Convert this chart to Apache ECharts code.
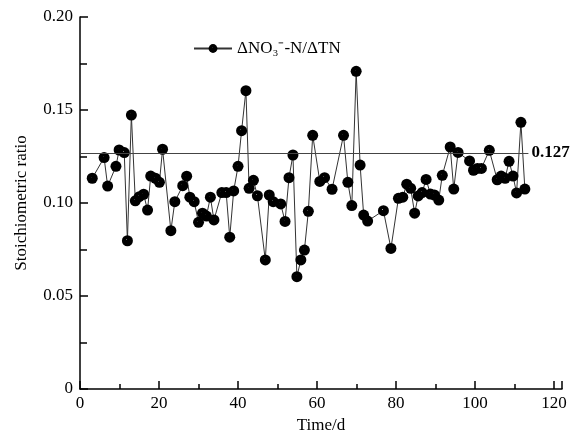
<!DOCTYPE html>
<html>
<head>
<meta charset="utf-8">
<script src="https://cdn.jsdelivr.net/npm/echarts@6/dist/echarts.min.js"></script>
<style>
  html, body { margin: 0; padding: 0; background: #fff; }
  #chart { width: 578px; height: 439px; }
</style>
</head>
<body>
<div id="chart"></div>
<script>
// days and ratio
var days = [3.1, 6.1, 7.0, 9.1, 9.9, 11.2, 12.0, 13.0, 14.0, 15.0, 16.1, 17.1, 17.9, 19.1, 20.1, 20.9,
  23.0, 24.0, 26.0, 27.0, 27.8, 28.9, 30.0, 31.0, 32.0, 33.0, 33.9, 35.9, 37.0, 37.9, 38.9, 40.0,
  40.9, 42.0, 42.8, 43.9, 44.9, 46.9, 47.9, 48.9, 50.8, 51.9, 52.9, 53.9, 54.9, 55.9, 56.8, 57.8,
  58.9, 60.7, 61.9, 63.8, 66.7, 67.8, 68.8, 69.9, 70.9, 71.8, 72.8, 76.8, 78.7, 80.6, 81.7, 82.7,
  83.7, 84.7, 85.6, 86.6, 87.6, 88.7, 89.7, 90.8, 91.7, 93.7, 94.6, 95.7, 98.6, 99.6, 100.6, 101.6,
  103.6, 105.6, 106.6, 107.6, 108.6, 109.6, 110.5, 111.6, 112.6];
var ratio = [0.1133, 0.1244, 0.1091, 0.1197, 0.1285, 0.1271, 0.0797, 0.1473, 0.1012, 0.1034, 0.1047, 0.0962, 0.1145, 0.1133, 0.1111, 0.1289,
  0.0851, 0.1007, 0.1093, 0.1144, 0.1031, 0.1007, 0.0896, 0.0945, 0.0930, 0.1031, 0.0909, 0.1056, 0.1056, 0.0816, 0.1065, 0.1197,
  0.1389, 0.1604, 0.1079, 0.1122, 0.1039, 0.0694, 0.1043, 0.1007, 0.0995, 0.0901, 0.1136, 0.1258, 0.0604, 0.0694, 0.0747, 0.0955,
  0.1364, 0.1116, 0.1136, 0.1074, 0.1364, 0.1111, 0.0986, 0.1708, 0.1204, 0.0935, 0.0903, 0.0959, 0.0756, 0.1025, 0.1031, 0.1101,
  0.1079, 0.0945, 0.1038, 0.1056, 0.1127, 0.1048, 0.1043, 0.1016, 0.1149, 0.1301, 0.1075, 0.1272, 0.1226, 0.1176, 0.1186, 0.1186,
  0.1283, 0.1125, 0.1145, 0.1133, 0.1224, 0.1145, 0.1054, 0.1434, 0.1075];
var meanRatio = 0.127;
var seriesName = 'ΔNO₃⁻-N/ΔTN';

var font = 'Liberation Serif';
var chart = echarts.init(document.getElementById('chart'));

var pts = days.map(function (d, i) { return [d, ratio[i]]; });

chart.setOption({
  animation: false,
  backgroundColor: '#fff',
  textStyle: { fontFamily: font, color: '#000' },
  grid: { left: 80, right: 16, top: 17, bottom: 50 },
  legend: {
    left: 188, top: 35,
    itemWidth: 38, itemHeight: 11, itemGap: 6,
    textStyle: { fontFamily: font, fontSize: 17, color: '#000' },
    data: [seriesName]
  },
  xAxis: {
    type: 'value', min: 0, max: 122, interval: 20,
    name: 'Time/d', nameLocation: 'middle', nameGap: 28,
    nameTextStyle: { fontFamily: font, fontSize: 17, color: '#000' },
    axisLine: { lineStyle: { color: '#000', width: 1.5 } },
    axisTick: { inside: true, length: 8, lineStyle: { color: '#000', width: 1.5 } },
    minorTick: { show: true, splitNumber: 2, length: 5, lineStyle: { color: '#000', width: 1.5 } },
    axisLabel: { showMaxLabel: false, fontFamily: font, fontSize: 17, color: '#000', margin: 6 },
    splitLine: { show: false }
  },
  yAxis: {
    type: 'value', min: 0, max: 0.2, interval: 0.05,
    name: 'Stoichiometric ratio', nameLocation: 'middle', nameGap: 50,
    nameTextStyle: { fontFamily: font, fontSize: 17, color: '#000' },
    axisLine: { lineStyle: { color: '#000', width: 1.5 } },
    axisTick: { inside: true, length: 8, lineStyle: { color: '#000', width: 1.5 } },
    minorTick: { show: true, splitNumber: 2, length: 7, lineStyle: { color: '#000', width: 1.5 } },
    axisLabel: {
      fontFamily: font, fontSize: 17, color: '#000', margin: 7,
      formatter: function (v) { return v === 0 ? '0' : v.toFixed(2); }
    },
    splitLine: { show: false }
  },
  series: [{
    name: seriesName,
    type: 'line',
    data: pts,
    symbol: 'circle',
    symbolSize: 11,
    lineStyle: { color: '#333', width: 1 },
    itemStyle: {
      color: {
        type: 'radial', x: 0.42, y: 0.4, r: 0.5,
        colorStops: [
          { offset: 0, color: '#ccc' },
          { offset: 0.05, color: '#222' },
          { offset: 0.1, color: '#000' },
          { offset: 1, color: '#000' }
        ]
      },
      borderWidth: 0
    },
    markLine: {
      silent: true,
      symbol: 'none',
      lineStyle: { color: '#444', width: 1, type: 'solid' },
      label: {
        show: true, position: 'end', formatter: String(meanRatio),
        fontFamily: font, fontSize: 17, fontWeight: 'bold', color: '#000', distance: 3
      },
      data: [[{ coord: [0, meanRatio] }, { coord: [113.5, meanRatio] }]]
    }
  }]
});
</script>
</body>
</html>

###

» DO THIS: Would you reproduce the lines above, from the very first through the line containing "var pts = days.map(function", exactly and without the pictures?

» RESPONSE:
Convert this chart to Apache ECharts code.
<!DOCTYPE html>
<html>
<head>
<meta charset="utf-8">
<script src="https://cdn.jsdelivr.net/npm/echarts@6/dist/echarts.min.js"></script>
<style>
  html, body { margin: 0; padding: 0; background: #fff; }
  #chart { width: 578px; height: 439px; }
</style>
</head>
<body>
<div id="chart"></div>
<script>
// days and ratio
var days = [3.1, 6.1, 7.0, 9.1, 9.9, 11.2, 12.0, 13.0, 14.0, 15.0, 16.1, 17.1, 17.9, 19.1, 20.1, 20.9,
  23.0, 24.0, 26.0, 27.0, 27.8, 28.9, 30.0, 31.0, 32.0, 33.0, 33.9, 35.9, 37.0, 37.9, 38.9, 40.0,
  40.9, 42.0, 42.8, 43.9, 44.9, 46.9, 47.9, 48.9, 50.8, 51.9, 52.9, 53.9, 54.9, 55.9, 56.8, 57.8,
  58.9, 60.7, 61.9, 63.8, 66.7, 67.8, 68.8, 69.9, 70.9, 71.8, 72.8, 76.8, 78.7, 80.6, 81.7, 82.7,
  83.7, 84.7, 85.6, 86.6, 87.6, 88.7, 89.7, 90.8, 91.7, 93.7, 94.6, 95.7, 98.6, 99.6, 100.6, 101.6,
  103.6, 105.6, 106.6, 107.6, 108.6, 109.6, 110.5, 111.6, 112.6];
var ratio = [0.1133, 0.1244, 0.1091, 0.1197, 0.1285, 0.1271, 0.0797, 0.1473, 0.1012, 0.1034, 0.1047, 0.0962, 0.1145, 0.1133, 0.1111, 0.1289,
  0.0851, 0.1007, 0.1093, 0.1144, 0.1031, 0.1007, 0.0896, 0.0945, 0.0930, 0.1031, 0.0909, 0.1056, 0.1056, 0.0816, 0.1065, 0.1197,
  0.1389, 0.1604, 0.1079, 0.1122, 0.1039, 0.0694, 0.1043, 0.1007, 0.0995, 0.0901, 0.1136, 0.1258, 0.0604, 0.0694, 0.0747, 0.0955,
  0.1364, 0.1116, 0.1136, 0.1074, 0.1364, 0.1111, 0.0986, 0.1708, 0.1204, 0.0935, 0.0903, 0.0959, 0.0756, 0.1025, 0.1031, 0.1101,
  0.1079, 0.0945, 0.1038, 0.1056, 0.1127, 0.1048, 0.1043, 0.1016, 0.1149, 0.1301, 0.1075, 0.1272, 0.1226, 0.1176, 0.1186, 0.1186,
  0.1283, 0.1125, 0.1145, 0.1133, 0.1224, 0.1145, 0.1054, 0.1434, 0.1075];
var meanRatio = 0.127;
var seriesName = 'ΔNO₃⁻-N/ΔTN';

var font = 'Liberation Serif';
var chart = echarts.init(document.getElementById('chart'));

var pts = days.map(function (d, i) { return [d, ratio[i]]; });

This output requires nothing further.